Effects of inertia on conformation and dynamics of tangentially-driven active filaments

Abstract: Active filament-like systems propelling along their backbone exist across the scales ranging from motor-driven bio-filaments to worms and robotic chains. In macroscopic active filaments such as chain of robots, in contrast to their microscopic counterparts, inertial effects on their motion cannot be ignored. Nonetheless, consequences of interplay between inertia and flexibility on shape and dynamics of active filaments remain unexplored. Here, we examine inertial effects on flexible tangentially-driven active polymer model pertinent to above examples and we determine the conditions under which inertia becomes important. Performing Langevin dynamics simulations of active polymers with underdamped and overdamped dynamics for a wide range of contour lengths and activities, we uncover striking inertial effects on conformation and dynamics at high activities.
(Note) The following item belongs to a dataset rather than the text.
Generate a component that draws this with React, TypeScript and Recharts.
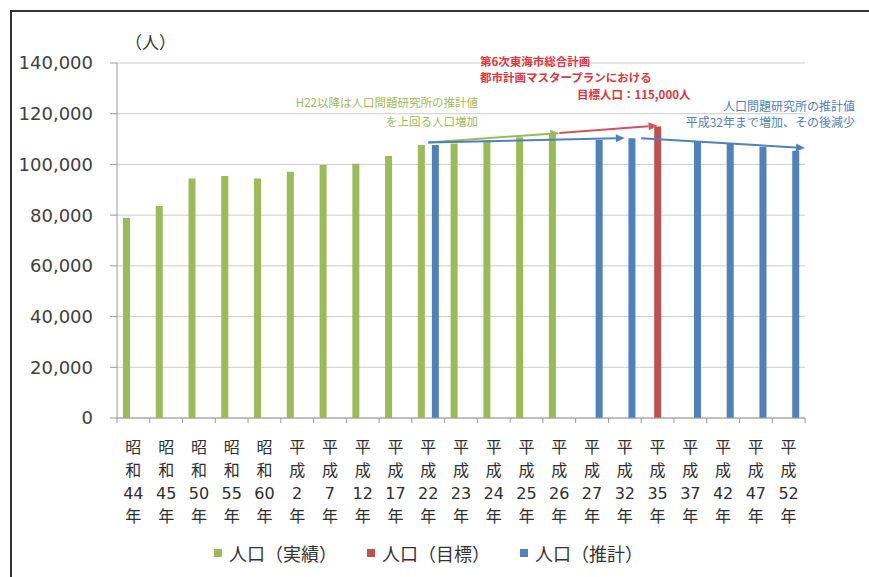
import React from 'react';
import {
  BarChart, Bar, XAxis, YAxis, CartesianGrid, Legend, ReferenceLine, Customized
} from 'recharts';

// 年次（和暦）
const years = [
  '昭和44年', '昭和45年', '昭和50年', '昭和55年', '昭和60年',
  '平成2年', '平成7年', '平成12年', '平成17年', '平成22年',
  '平成23年', '平成24年', '平成25年', '平成26年', '平成27年',
  '平成32年', '平成35年', '平成37年', '平成42年', '平成47年', '平成52年',
];

// 人口（実績）
const actual = [
  79000, 83600, 94500, 95400, 94500,
  97100, 99800, 100300, 103300, 107700,
  108300, 109600, 110700, 112300, null,
  null, null, null, null, null, null,
];

// 人口（目標）
const target = [
  null, null, null, null, null,
  null, null, null, null, null,
  null, null, null, null, null,
  null, 115000, null, null, null, null,
];

// 人口（推計）
const estimate = [
  null, null, null, null, null,
  null, null, null, null, 107700,
  null, null, null, null, 109600,
  110300, null, 109000, 108300, 107000, 105400,
];

const seriesNames = ['人口（実績）', '人口（目標）', '人口（推計）'];

const yTicks = [0, 20000, 40000, 60000, 80000, 100000, 120000, 140000];

const GREEN = '#9bbb59';
const RED = '#c0504d';
const BLUE = '#4f81bd';
const AXIS = '#9a9a9a';
const TEXT = '#404040';
const FONT = "'DejaVu Sans', 'Noto Sans CJK JP', sans-serif";
const JP = "'Noto Sans CJK JP', sans-serif";

const data = years.map((name, i) => ({
  name,
  actual: actual[i],
  target: target[i],
  estimate: estimate[i],
}));

// 縦書き風に積んだ x 軸ラベル（目盛りは区間の境目に）
const YearTick = (props: any) => {
  const { x, y, payload, index } = props;
  const label: string = payload.value;
  const m = label.match(/^(.)(.)(\d+)(年)$/);
  const rows = m ? [m[1], m[2], m[3], m[4]] : [label];
  const half = payload.offset ?? 0;
  return (
    <g>
      <line x1={x - half} y1={y} x2={x - half} y2={y + 5} stroke={AXIS} />
      {index === years.length - 1 && (
        <line x1={x + half} y1={y} x2={x + half} y2={y + 5} stroke={AXIS} />
      )}
      {rows.map((r, i) => (
        <text key={i} x={x} y={y + 35 + i * 23} textAnchor="middle"
          fontSize={16} fill="#2f2f2f" fontFamily={FONT}>{r}</text>
      ))}
    </g>
  );
};

const arrowLine = (color: string) => (props: any) => {
  const { x1, y1, x2, y2 } = props;
  const a = Math.atan2(y2 - y1, x2 - x1);
  const len = 9, w = 4;
  const bx = x2 - len * Math.cos(a), by = y2 - len * Math.sin(a);
  const p1 = `${bx + w * Math.sin(a)},${by - w * Math.cos(a)}`;
  const p2 = `${bx - w * Math.sin(a)},${by + w * Math.cos(a)}`;
  return (
    <g>
      <line x1={x1} y1={y1} x2={bx} y2={by} stroke={color} strokeWidth={2} />
      <polygon points={`${x2},${y2} ${p1} ${p2}`} fill={color} />
    </g>
  );
};

const Notes = () => (
  <g fontFamily={JP}>
    <text x={125} y={49} fontSize={17} fill="#333">（人）</text>
    <text x={478} y={107} fontSize={11.5} fill={GREEN} textAnchor="end">H22以降は人口問題研究所の推計値</text>
    <text x={478} y={126} fontSize={11.5} fill={GREEN} textAnchor="end">を上回る人口増加</text>
    <text x={480} y={66} fontSize={11.5} fill="#e0353b" fontWeight="bold">第6次東海市総合計画</text>
    <text x={480} y={82} fontSize={11.5} fill="#e0353b" fontWeight="bold">都市計画マスタープランにおける</text>
    <text x={577} y={99} fontSize={11.5} fill="#e0353b" fontWeight="bold">目標人口：115,000人</text>
    <text x={855} y={111} fontSize={12} fill={BLUE} textAnchor="end">人口問題研究所の推計値</text>
    <text x={855} y={127} fontSize={12} fill={BLUE} textAnchor="end">平成32年まで増加、その後減少</text>
  </g>
);

const LegendBox = ({ payload }: any) => {
  const items = [...(payload || [])].sort(
    (a: any, b: any) => seriesNames.indexOf(a.value) - seriesNames.indexOf(b.value)
  );
  return (
    <div style={{ display: 'flex', justifyContent: 'center', fontFamily: JP, fontSize: 18, color: '#333' }}>
      {items.map((p: any) => (
        <div key={p.value} style={{ display: 'flex', alignItems: 'center', margin: '0 15px' }}>
          <span style={{ width: 8, height: 8, background: p.color, marginRight: 7, display: 'inline-block' }} />
          <span>{p.value}</span>
        </div>
      ))}
    </div>
  );
};

const App: React.FC = () => {
  return (
    <div style={{ position: 'absolute', left: 0, top: 0, width: 869, height: 577, background: '#fff' }}>
      <div style={{
        position: 'absolute', left: 10, top: 10, width: 859, height: 567,
        borderTop: '2px solid #333', borderLeft: '2px solid #333', boxSizing: 'border-box',
      }} />
      <div style={{ position: 'absolute', left: 0, top: 0 }}>
        <BarChart width={869} height={577} data={data}
          margin={{ top: 63, right: 64, left: 0, bottom: 49 }}
          barGap={0} barSize={7}>
          <CartesianGrid vertical={false} stroke="#cccccc" />
          <XAxis dataKey="name" interval={0} height={110} tickLine={false} tickSize={0}
            tickMargin={0} stroke={AXIS} tick={<YearTick />} />
          <YAxis width={117} domain={[0, 140000]} ticks={yTicks} stroke={AXIS}
            tickSize={7} tickMargin={17}
            tick={{ fill: TEXT, fontSize: 18, fontFamily: FONT }}
            tickFormatter={(v: number) => v.toLocaleString('en-US')} />
          <Bar dataKey="actual" name={seriesNames[0]} fill={GREEN} isAnimationActive={false} />
          <Bar dataKey="target" name={seriesNames[1]} fill={RED} isAnimationActive={false} />
          <Bar dataKey="estimate" name={seriesNames[2]} fill={BLUE} isAnimationActive={false} />
          <ReferenceLine ifOverflow="visible" segment={[{ x: '平成22年', y: 108600 }, { x: '平成26年', y: 112400 }]}
            shape={arrowLine(GREEN)} />
          <ReferenceLine ifOverflow="visible" segment={[{ x: '平成26年', y: 112400 }, { x: '平成35年', y: 115300 }]}
            shape={arrowLine('#d0555a')} />
          <ReferenceLine ifOverflow="visible" segment={[{ x: '平成22年', y: 108600 }, { x: '平成32年', y: 110400 }]}
            shape={arrowLine(BLUE)} />
          <ReferenceLine ifOverflow="visible" position="end"
            segment={[{ x: '平成32年', y: 110300 }, { x: '平成52年', y: 106500 }]}
            shape={arrowLine(BLUE)} />
          <Legend layout="horizontal" verticalAlign="middle" align="center"
            wrapperStyle={{ top: 540, left: 0, width: 857 }} content={<LegendBox />} />
          <Customized component={Notes} />
        </BarChart>
      </div>
    </div>
  );
};

export default App;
Inertial collisions increase the persistence length of active polymers and remarkably alter their scaling behavior. In stark contrast to passive polymers, inertia leaves its fingerprint at long times by an enhanced diffusion of the center of mass. We rationalize inertia-induced enhanced dynamics by analytical calculations of center of mass velocity correlations, applicable to any active polymer model, which reveal significant contributions from active force fluctuations convoluted by inertial relaxation.